Work instructions> Write out each line of the listing as it stands, without the images.
>> begin
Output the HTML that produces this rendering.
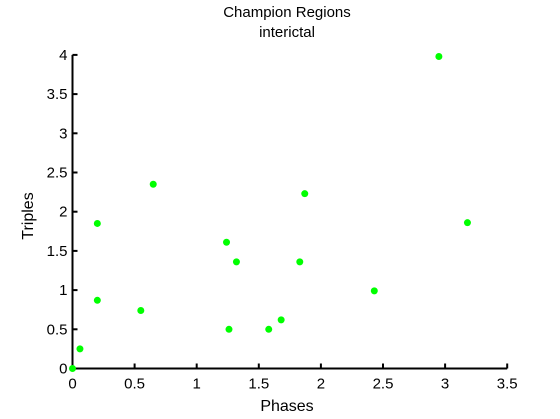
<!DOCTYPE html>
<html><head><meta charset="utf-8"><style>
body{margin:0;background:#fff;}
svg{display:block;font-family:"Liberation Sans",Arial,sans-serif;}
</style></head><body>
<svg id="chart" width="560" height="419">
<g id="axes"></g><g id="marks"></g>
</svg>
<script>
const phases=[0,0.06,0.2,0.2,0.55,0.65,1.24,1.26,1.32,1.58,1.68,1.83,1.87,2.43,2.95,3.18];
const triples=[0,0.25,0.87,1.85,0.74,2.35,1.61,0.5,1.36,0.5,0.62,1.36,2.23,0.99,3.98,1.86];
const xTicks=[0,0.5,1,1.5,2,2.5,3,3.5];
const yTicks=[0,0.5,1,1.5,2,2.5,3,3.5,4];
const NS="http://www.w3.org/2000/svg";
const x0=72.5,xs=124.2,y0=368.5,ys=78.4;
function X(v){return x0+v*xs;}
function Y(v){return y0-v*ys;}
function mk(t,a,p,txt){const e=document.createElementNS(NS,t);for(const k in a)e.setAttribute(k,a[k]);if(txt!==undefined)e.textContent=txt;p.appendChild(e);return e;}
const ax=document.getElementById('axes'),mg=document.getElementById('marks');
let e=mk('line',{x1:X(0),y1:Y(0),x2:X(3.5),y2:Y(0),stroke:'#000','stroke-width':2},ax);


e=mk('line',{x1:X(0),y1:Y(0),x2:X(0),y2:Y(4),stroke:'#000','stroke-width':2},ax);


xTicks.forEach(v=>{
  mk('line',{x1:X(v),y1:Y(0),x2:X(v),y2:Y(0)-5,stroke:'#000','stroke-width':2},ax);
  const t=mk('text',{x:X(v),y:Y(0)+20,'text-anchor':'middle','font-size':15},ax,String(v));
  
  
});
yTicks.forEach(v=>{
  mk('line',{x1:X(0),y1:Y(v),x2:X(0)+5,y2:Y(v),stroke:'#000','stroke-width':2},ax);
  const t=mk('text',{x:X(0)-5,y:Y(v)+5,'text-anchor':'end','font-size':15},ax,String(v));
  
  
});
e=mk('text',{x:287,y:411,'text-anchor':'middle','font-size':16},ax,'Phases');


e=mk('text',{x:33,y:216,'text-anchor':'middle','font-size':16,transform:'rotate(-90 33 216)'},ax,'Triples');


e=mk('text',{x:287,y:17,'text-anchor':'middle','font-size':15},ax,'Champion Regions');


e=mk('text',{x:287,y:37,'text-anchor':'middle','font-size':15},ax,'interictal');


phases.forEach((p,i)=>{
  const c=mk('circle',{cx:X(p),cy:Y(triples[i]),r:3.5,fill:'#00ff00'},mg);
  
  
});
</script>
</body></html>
>> end
Worked answer>
Output the HTML that produces this rendering.
<!DOCTYPE html>
<html><head><meta charset="utf-8"><style>
body{margin:0;background:#fff;}
svg{display:block;font-family:"Liberation Sans",Arial,sans-serif;}
</style></head><body>
<svg id="chart" width="560" height="419">
<g id="axes"></g><g id="marks"></g>
</svg>
<script>
const phases=[0,0.06,0.2,0.2,0.55,0.65,1.24,1.26,1.32,1.58,1.68,1.83,1.87,2.43,2.95,3.18];
const triples=[0,0.25,0.87,1.85,0.74,2.35,1.61,0.5,1.36,0.5,0.62,1.36,2.23,0.99,3.98,1.86];
const xTicks=[0,0.5,1,1.5,2,2.5,3,3.5];
const yTicks=[0,0.5,1,1.5,2,2.5,3,3.5,4];
const NS="http://www.w3.org/2000/svg";
const x0=72.5,xs=124.2,y0=368.5,ys=78.4;
function X(v){return x0+v*xs;}
function Y(v){return y0-v*ys;}
function mk(t,a,p,txt){const e=document.createElementNS(NS,t);for(const k in a)e.setAttribute(k,a[k]);if(txt!==undefined)e.textContent=txt;p.appendChild(e);return e;}
const ax=document.getElementById('axes'),mg=document.getElementById('marks');
let e=mk('line',{x1:X(0),y1:Y(0),x2:X(3.5),y2:Y(0),stroke:'#000','stroke-width':2},ax);


e=mk('line',{x1:X(0),y1:Y(0),x2:X(0),y2:Y(4),stroke:'#000','stroke-width':2},ax);


xTicks.forEach(v=>{
  mk('line',{x1:X(v),y1:Y(0),x2:X(v),y2:Y(0)-5,stroke:'#000','stroke-width':2},ax);
  const t=mk('text',{x:X(v),y:Y(0)+20,'text-anchor':'middle','font-size':15},ax,String(v));
  
  
});
yTicks.forEach(v=>{
  mk('line',{x1:X(0),y1:Y(v),x2:X(0)+5,y2:Y(v),stroke:'#000','stroke-width':2},ax);
  const t=mk('text',{x:X(0)-5,y:Y(v)+5,'text-anchor':'end','font-size':15},ax,String(v));
  
  
});
e=mk('text',{x:287,y:411,'text-anchor':'middle','font-size':16},ax,'Phases');


e=mk('text',{x:33,y:216,'text-anchor':'middle','font-size':16,transform:'rotate(-90 33 216)'},ax,'Triples');


e=mk('text',{x:287,y:17,'text-anchor':'middle','font-size':15},ax,'Champion Regions');


e=mk('text',{x:287,y:37,'text-anchor':'middle','font-size':15},ax,'interictal');


phases.forEach((p,i)=>{
  const c=mk('circle',{cx:X(p),cy:Y(triples[i]),r:3.5,fill:'#00ff00'},mg);
  
  
});
</script>
</body></html>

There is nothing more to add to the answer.